JSV chain is torpid mixing in general graphs

New FPRAS for graphs near bipartite

Fixed-parameter tractable algorithm based on graph decomposition

Abstract

Counting perfect matchings has played a central role in the theory of counting problems. The permanent, corresponding to bipartite graphs, was shown to be #P-complete to compute exactly by Valiant (1979), and a fully polynomial randomized approximation scheme (FPRAS) was presented by Jerrum, Sinclair, and Vigoda (2004) using a Markov chain Monte Carlo (MCMC) approach. However, it has remained an open question whether there exists an FPRAS for counting perfect matchings in general graphs. In fact, it was unresolved whether the same Markov chain defined by JSV is rapidly mixing in general. In this paper, we show that it is not. We prove torpid mixing for any weighting scheme on hole patterns in the JSV chain.
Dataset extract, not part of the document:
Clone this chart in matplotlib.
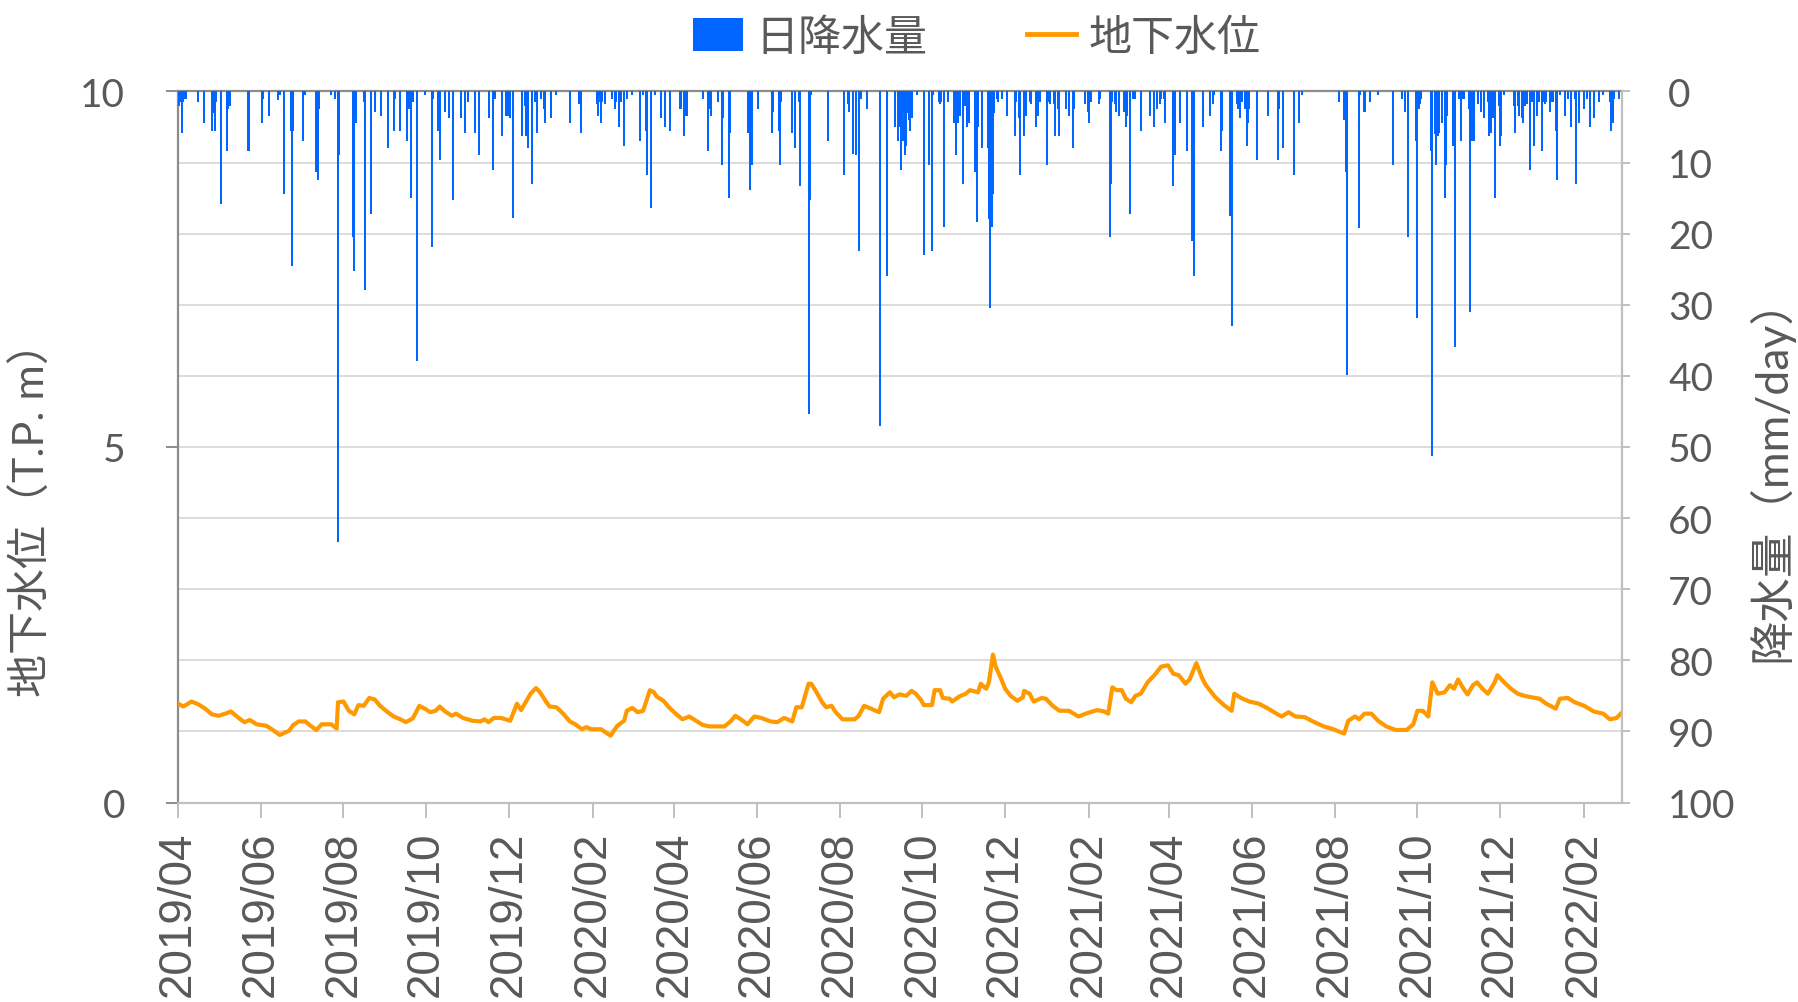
import numpy as np
import matplotlib
matplotlib.use("Agg")
import matplotlib.pyplot as plt
import matplotlib.dates as mdates
from matplotlib.patches import Patch
from matplotlib.lines import Line2D

plt.rcParams["font.family"] = ["Lato", "Noto Sans CJK JP"]

START = np.datetime64("2019-04-01")
X_END = np.datetime64("2022-03-01")

# daily rainfall (mm/day) as (days since START, mm); dry days omitted
rain_fy2019 = [
    (1, 2), (2, 1.5), (3, 5.9), (4, 1.5), (5, 1), (6, 1), (15, 1.5), (19, 4.4),
    (25, 5.5), (26, 3), (27, 5.5), (28, 1.5), (32, 15.8), (36, 8.4), (37, 2.5),
    (38, 2), (52, 8.4), (62, 4.4), (63, 1), (67, 3.5), (74, 1.2), (75, 0.5),
    (78, 14.4), (83, 5.5), (84, 24.5), (85, 5.5), (92, 6.9), (94, 0.5),
    (102, 11.3), (103, 12.4), (104, 2.5), (113, 0.5), (116, 1), (118, 63.4),
    (119, 9), (129, 20.5), (130, 25.3), (131, 4.4), (137, 1.5), (138, 27.9),
    (142, 17.3), (145, 2.9), (150, 3.5), (155, 7.9), (159, 5.5), (160, 1),
    (164, 5.5), (169, 6.9), (170, 2.5), (172, 15), (173, 1.5), (176, 37.9),
    (182, 0.5), (187, 21.9), (188, 1), (192, 5.5), (193, 9.6), (197, 2.9),
    (200, 3.8), (203, 15.3), (209, 3.8), (212, 5.9), (214, 1.5), (219, 5.9),
    (222, 9), (229, 3.8), (232, 11), (234, 1), (239, 6.3), (242, 3.5),
    (243, 3.5), (245, 3.8), (247, 17.8), (254, 6.3), (256, 2), (257, 6.3),
    (258, 7.9), (261, 13), (263, 1.5), (265, 5.9), (268, 1), (270, 2.5),
    (271, 4.4), (275, 3.8), (279, 0.5), (289, 4.4), (296, 1.8), (297, 5.9),
    (309, 1.8), (310, 3.5), (311, 1.5), (312, 4.4), (313, 1.5), (315, 1.8),
    (320, 1), (322, 2.5), (323, 1.5), (325, 5), (327, 1.5), (329, 7.6),
    (331, 1), (335, 0.5), (341, 6.9), (343, 0.5), (345, 5.5), (346, 11.8),
    (349, 16.4), (352, 0.5), (356, 3.8), (359, 5), (363, 5.5),
]
rain_fy2020 = [
    (370, 2.5), (371, 2.5), (373, 6.3), (374, 3), (375, 3.5), (387, 1),
    (391, 8.4), (392, 2.5), (393, 3.5), (398, 1.5), (401, 10.3), (402, 3.8),
    (406, 15), (407, 5.9), (420, 5.9), (422, 13.9), (423, 10.3), (428, 2.5),
    (438, 5.9), (439, 2.9), (443, 5.5), (444, 10.3), (445, 1.5), (453, 5.9),
    (455, 7.9), (458, 1.5), (459, 13.3), (465, 45.3), (466, 15.3), (467, 0.5),
    (479, 6.9), (491, 11.8), (494, 1.8), (495, 2.9), (498, 8.8), (500, 9),
    (502, 22.4), (504, 1), (508, 2.5), (518, 47.1), (523, 25.9), (529, 5),
    (531, 7), (532, 5), (533, 11), (534, 4), (535, 7), (536, 9), (537, 7.6),
    (538, 3), (539, 4), (540, 5.5), (541, 3.8), (545, 0.5), (550, 23),
    (554, 10.3), (556, 22.4), (557, 0.5), (561, 1.5), (562, 1.8), (563, 1.5),
    (565, 19), (568, 1.5), (572, 4.4), (573, 4.4), (574, 9), (575, 4.4),
    (577, 3.5), (579, 13), (580, 2), (582, 5), (583, 4.4), (588, 11.3),
    (589, 18.4), (590, 5), (593, 7.9), (597, 8), (598, 18), (599, 30.4),
    (600, 19), (601, 14.4), (602, 3), (604, 1), (605, 1.5), (608, 1),
    (611, 3.5), (617, 6.3), (618, 1.5), (620, 3.8), (621, 11.8), (624, 6.3),
    (625, 3.5), (628, 1.5), (629, 1.8), (633, 5), (634, 3.5), (636, 1.5),
    (641, 10.3), (642, 1.5), (643, 1.8), (646, 1.8), (647, 6.3), (649, 2.5),
    (650, 6.3), (655, 2.5), (657, 3.5), (660, 7.9), (661, 2.5), (669, 1.8),
    (671, 2.9), (672, 4.4), (673, 1.5), (679, 1.8), (680, 1), (687, 20.4),
    (688, 13), (689, 1.5), (691, 1.8), (692, 2.9), (694, 3.5), (698, 2.9),
    (699, 5), (700, 3.5), (702, 17.3), (704, 1), (706, 1), (710, 5.5),
    (717, 3.5), (720, 5), (722, 2.5), (724, 1.8), (725, 1), (727, 1),
    (728, 4.4),
]
rain_fy2021 = [
    (734, 13.3), (735, 9), (739, 4.4), (744, 8.4), (748, 21), (749, 25.9),
    (756, 5), (761, 3.5), (763, 1.8), (764, 0.5), (769, 8.4), (770, 5.5),
    (776, 17.5), (777, 33), (781, 1.8), (782, 2.5), (783, 3.8), (784, 1),
    (785, 1.5), (787, 2.5), (788, 7.6), (789, 4.4), (790, 2.5), (796, 9.6),
    (804, 3.5), (811, 9.6), (812, 2.5), (815, 7.9), (823, 11.8), (827, 4.4),
    (829, 0.5), (856, 1.5), (860, 4), (861, 11.3), (862, 39.9), (871, 19.2),
    (872, 0.5), (875, 2.9), (879, 1.5), (885, 0.5), (896, 10.3), (903, 1),
    (905, 2.9), (907, 20.4), (913, 7), (914, 31.9), (915, 2.5), (916, 1.8),
    (917, 1), (924, 8.4), (925, 51.3), (927, 6), (928, 10.3), (929, 6.3),
    (930, 5.9), (932, 4.4), (934, 15), (935, 10.3), (936, 3.5), (940, 7.6),
    (942, 35.9), (945, 1), (946, 6.9), (948, 1), (952, 2.5), (953, 31),
    (954, 6.9), (956, 6.9), (959, 1.8), (961, 2.9), (963, 3.8), (966, 1.5),
    (967, 6.3), (968, 5.9), (970, 3.8), (971, 15), (974, 2), (975, 7.6),
    (976, 6.3), (978, 0.5), (985, 2), (986, 5.9), (988, 2), (989, 3.5),
    (991, 3.8), (992, 4.4), (993, 2), (995, 1.8), (997, 11), (998, 1.5),
    (999, 1.5), (1000, 7.6), (1002, 3.5), (1004, 1.5), (1006, 8.4),
    (1007, 1.5), (1008, 1.8), (1009, 1.5), (1012, 2.9), (1013, 1.5),
    (1014, 1.5), (1016, 5.5), (1017, 12.4), (1019, 0.5), (1023, 3.5),
    (1025, 1), (1027, 5), (1030, 1), (1031, 13), (1033, 4.4), (1037, 2.5),
    (1039, 1), (1041, 5), (1044, 3.8), (1048, 1.5), (1051, 0.5), (1056, 1.5),
    (1057, 5.5), (1058, 4.4), (1059, 1), (1063, 1),
]

# groundwater level (T.P. m) as (days since START, level)
gw_fy2019 = [
    (0, 1.39), (4, 1.35), (10, 1.42), (15, 1.38), (20, 1.32), (25, 1.24),
    (30, 1.22), (35, 1.25), (39, 1.28), (46, 1.17), (49, 1.13), (53, 1.16),
    (58, 1.10), (65, 1.08), (70, 1.02), (75, 0.95), (82, 1.01), (85, 1.09),
    (89, 1.14), (94, 1.14), (97, 1.09), (102, 1.02), (106, 1.10), (113, 1.10),
    (117, 1.04), (118, 1.41), (122, 1.42), (126, 1.29), (130, 1.24),
    (133, 1.37), (137, 1.36), (141, 1.47), (145, 1.45), (149, 1.36),
    (154, 1.28), (159, 1.21), (164, 1.17), (168, 1.13), (173, 1.18),
    (175, 1.25), (178, 1.36), (182, 1.32), (186, 1.27), (190, 1.29),
    (193, 1.35), (197, 1.28), (202, 1.22), (205, 1.25), (210, 1.19),
    (217, 1.15), (223, 1.14), (226, 1.17), (229, 1.13), (233, 1.19),
    (238, 1.19), (245, 1.15), (250, 1.39), (253, 1.30), (257, 1.43),
    (260, 1.53), (264, 1.61), (267, 1.55), (271, 1.43), (274, 1.35),
    (279, 1.34), (284, 1.25), (289, 1.14), (293, 1.10), (298, 1.03),
    (301, 1.06), (305, 1.03), (312, 1.03), (319, 0.94), (324, 1.08),
    (329, 1.15), (331, 1.29), (335, 1.33), (339, 1.27), (343, 1.29),
    (348, 1.58), (351, 1.55), (353, 1.49), (358, 1.43), (362, 1.34),
]
gw_fy2020 = [
    (367, 1.25), (372, 1.17), (377, 1.21), (382, 1.15), (387, 1.09),
    (392, 1.07), (403, 1.07), (408, 1.15), (411, 1.22), (415, 1.17),
    (420, 1.10), (425, 1.21), (430, 1.19), (437, 1.14), (442, 1.13),
    (447, 1.19), (453, 1.14), (456, 1.34), (460, 1.34), (465, 1.67),
    (467, 1.67), (470, 1.58), (475, 1.41), (478, 1.34), (482, 1.36),
    (485, 1.27), (490, 1.17), (499, 1.17), (502, 1.22), (506, 1.36),
    (511, 1.32), (517, 1.27), (520, 1.46), (525, 1.55), (528, 1.48),
    (532, 1.52), (537, 1.50), (541, 1.57), (544, 1.53), (548, 1.44),
    (550, 1.37), (556, 1.37), (558, 1.58), (562, 1.58), (564, 1.47),
    (569, 1.46), (571, 1.42), (576, 1.49), (581, 1.53), (584, 1.58),
    (590, 1.55), (592, 1.67), (596, 1.60), (598, 1.69), (601, 2.08),
    (603, 1.91), (607, 1.74), (610, 1.60), (614, 1.50), (619, 1.43),
    (623, 1.48), (624, 1.57), (628, 1.53), (631, 1.42), (637, 1.47),
    (640, 1.46), (645, 1.36), (650, 1.29), (657, 1.29), (664, 1.21),
    (671, 1.26), (678, 1.30), (683, 1.28), (686, 1.25), (689, 1.62),
    (692, 1.58), (696, 1.58), (699, 1.46), (703, 1.41), (706, 1.50),
    (710, 1.53), (715, 1.69), (720, 1.79), (725, 1.91),
]
gw_fy2021 = [
    (730, 1.93), (734, 1.81), (738, 1.79), (743, 1.67), (746, 1.73),
    (751, 1.96), (755, 1.76), (758, 1.65), (765, 1.48), (772, 1.36),
    (777, 1.29), (779, 1.53), (784, 1.47), (790, 1.42), (797, 1.39),
    (804, 1.32), (811, 1.24), (814, 1.21), (819, 1.27), (824, 1.21),
    (831, 1.20), (838, 1.13), (845, 1.07), (852, 1.03), (860, 0.97),
    (863, 1.15), (868, 1.21), (871, 1.17), (875, 1.25), (880, 1.25),
    (885, 1.15), (891, 1.07), (898, 1.02), (906, 1.02), (911, 1.10),
    (914, 1.29), (918, 1.29), (922, 1.21), (925, 1.69), (929, 1.53),
    (934, 1.55), (938, 1.65), (941, 1.60), (944, 1.73), (948, 1.60),
    (951, 1.52), (955, 1.65), (958, 1.69), (962, 1.60), (966, 1.53),
    (971, 1.69), (973, 1.79), (978, 1.69), (983, 1.60), (988, 1.53),
    (993, 1.50), (998, 1.48), (1004, 1.46), (1009, 1.39), (1016, 1.32),
    (1019, 1.46), (1025, 1.47), (1030, 1.41), (1037, 1.36), (1044, 1.28),
    (1051, 1.25), (1056, 1.17), (1061, 1.19), (1064, 1.25),
]

RAIN_COLOR = "#0066FF"
GW_COLOR = "#FF9900"
TEXT = "#595959"

rain = np.array(rain_fy2019 + rain_fy2020 + rain_fy2021)
gw = np.array(gw_fy2019 + gw_fy2020 + gw_fy2021)
rain_dates = START + rain[:, 0].astype(int).astype("timedelta64[D]")
gw_dates = START + gw[:, 0].astype(int).astype("timedelta64[D]")

fig = plt.figure(figsize=(17.98, 10.03), dpi=100)
ax = fig.add_axes([0.099, 0.1989, 0.8032, 0.7089])
ax2 = ax.twinx()

# groundwater level on the left axis
ax.plot(gw_dates, gw[:, 1], color=GW_COLOR, lw=3.0, zorder=3)
ax.set_ylim(0, 10)
ax.set_yticks([0, 5, 10])
ax.set_yticks(np.arange(0, 11, 1), minor=True)
ax.grid(True, which="both", axis="y", color="#D9D9D9", lw=1.3)
ax.set_axisbelow(True)

# daily rainfall hanging from the top, right axis inverted
ax2.bar(rain_dates, rain[:, 1], width=1.5, color=RAIN_COLOR, lw=0)
ax2.set_ylim(100, 0)
ax2.set_yticks(np.arange(0, 101, 10))

ax.set_xlim(START, X_END)
ax.xaxis.set_major_locator(mdates.MonthLocator(bymonth=[2, 4, 6, 8, 10, 12]))
ax.xaxis.set_major_formatter(mdates.DateFormatter("%Y/%m"))

for side in ["left", "top"]:
    ax.spines[side].set_color("#8C8C8C")
    ax.spines[side].set_linewidth(1.6)
ax.spines["bottom"].set_color("#BFBFBF")
ax.spines["bottom"].set_linewidth(1.6)
ax.spines["right"].set_visible(False)
for side in ["left", "top", "bottom"]:
    ax2.spines[side].set_visible(False)
ax2.spines["right"].set_color("#BFBFBF")
ax2.spines["right"].set_linewidth(1.6)

ax.tick_params(axis="y", which="major", length=9, width=1.4, color="#8C8C8C",
               pad=29, labelsize=28, labelcolor=TEXT)
ax.tick_params(axis="y", which="minor", length=0)
ax.tick_params(axis="x", length=11, width=1.4, color="#BFBFBF", pad=9,
               labelsize=33, labelcolor=TEXT, labelrotation=90)
ax2.tick_params(axis="y", length=6, width=1.4, color="#BFBFBF", pad=27,
                labelsize=28, labelcolor=TEXT)
for lbl in ax.get_xticklabels():
    lbl.set_fontfamily("Liberation Sans")

ax.set_ylabel("地下水位（T.P. m）", fontsize=31, color=TEXT)
ax.yaxis.set_label_coords(-0.0873, 0.414)
ax2.set_ylabel("降水量（mm/day）", fontsize=32, color=TEXT)
ax2.yaxis.set_label_coords(1.087, 0.47)

handles = [
    Patch(facecolor=RAIN_COLOR, edgecolor="none", label="日降水量"),
    Line2D([0], [0], color=GW_COLOR, lw=3.5, label="地下水位"),
]
fig.legend(handles=handles, loc="center", bbox_to_anchor=(977 / 1798, 1 - 38 / 1003),
           ncol=2, frameon=False, fontsize=31, labelcolor=TEXT,
           handlelength=1.15, handleheight=0.8, handletextpad=0.3,
           columnspacing=2.3)

fig.savefig("out.png", dpi=100)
As a first step toward overcoming this obstacle, we introduce a new algorithm for counting matchings based on the Gallai-Edmonds decomposition of a graph, and give an FPRAS for counting matchings in graphs that are sufficiently close to bipartite. In particular, we obtain a fixed-parameter tractable algorithm for counting matchings in general graphs, parameterized by the greatest "order" of a factor-critical subgraph.